Oversupply of wheat could spark crop shifts

With wheat stocks at record levels, US farmers significantly reduced plantings in 2016, which could signal a potential shift for some farmers to other row crops.

With wheat stocks at record levels, US farmers significantly reduced plantings in 2016, which could signal a potential shift for some farmers to other row crops.

In its monthly World Agriculture Supply and Demand Estimates report released last week, the USDA projected a 43 million bushel increase in US wheat stocks in the 2016/17 season to their highest levels since the late 1980s.

Meanwhile, the USDA’s Crop Production report showed that US farmers responded to the oversupply by planting 32.4 million acres of wheat for 2017, down from the 36.1 million acres planted in 2016 and below industry expectations.

The 2017 November soybean/December corn ratio stood at 2.70, a 20-year high in the differential, which could convince farmers interested in making up for lost wheat acreage to make a switch to soybeans.

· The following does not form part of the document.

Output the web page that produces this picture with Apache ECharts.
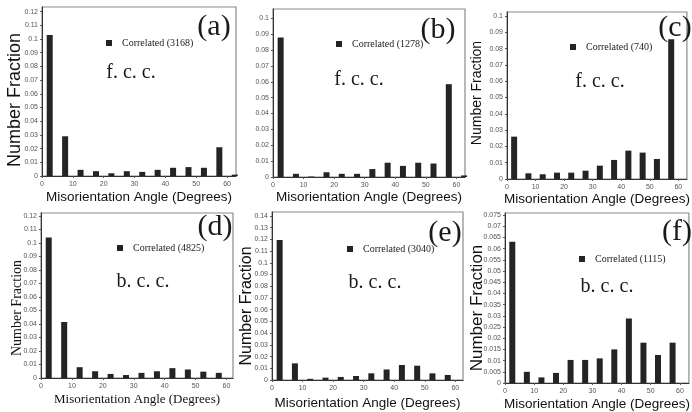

Ivan Saval, managing director for food and agribusiness at National Securities Corporation, told Agri Investor in an interview that he believes this to be the case — and that it will be a boon for fertilizer companies.

“If I’m a private equity investor and I see this, and I know anything about [agriculture], I’m going to start looking at fertilizer companies because they are likely going to be the beneficiaries of an increase in soybean acreage,” he said.

However, others say that the challenging margin environment US farmers currently face could complicate that scenario, as commodity values remain under pressure and many farmers run desperately low on funds.

Many farmers will be forced to plant the crops with the lowest input costs this year, rather than those offering the greatest returns, MaxYield Cooperative market analyst Karl Setzer told Agri Investor.

In addition, the ability of farmers to respond to recent price signals between corn and soy varies regionally due to differences in production costs. For instance, Iowa corn farmers experiencing high demand and low input costs are unlikely to switch to soy, he noted.

Farmland Partners chief executive officer Paul Pittman told Agri Investor that the  majority of farmers make decisions based on longer-term considerations of soil health, climate and tradition, estimating that just 20 percent of US farmers have the capability to devote a portion of their acreage in response to price signals in the futures market.

“There is some very small percentage that are in some sort of financial distress where input costs become the deciding factor, but the overwhelming number of farmers are going to produce the crop that they think leads to best profitability given the decisions they’ve already taken,” he said.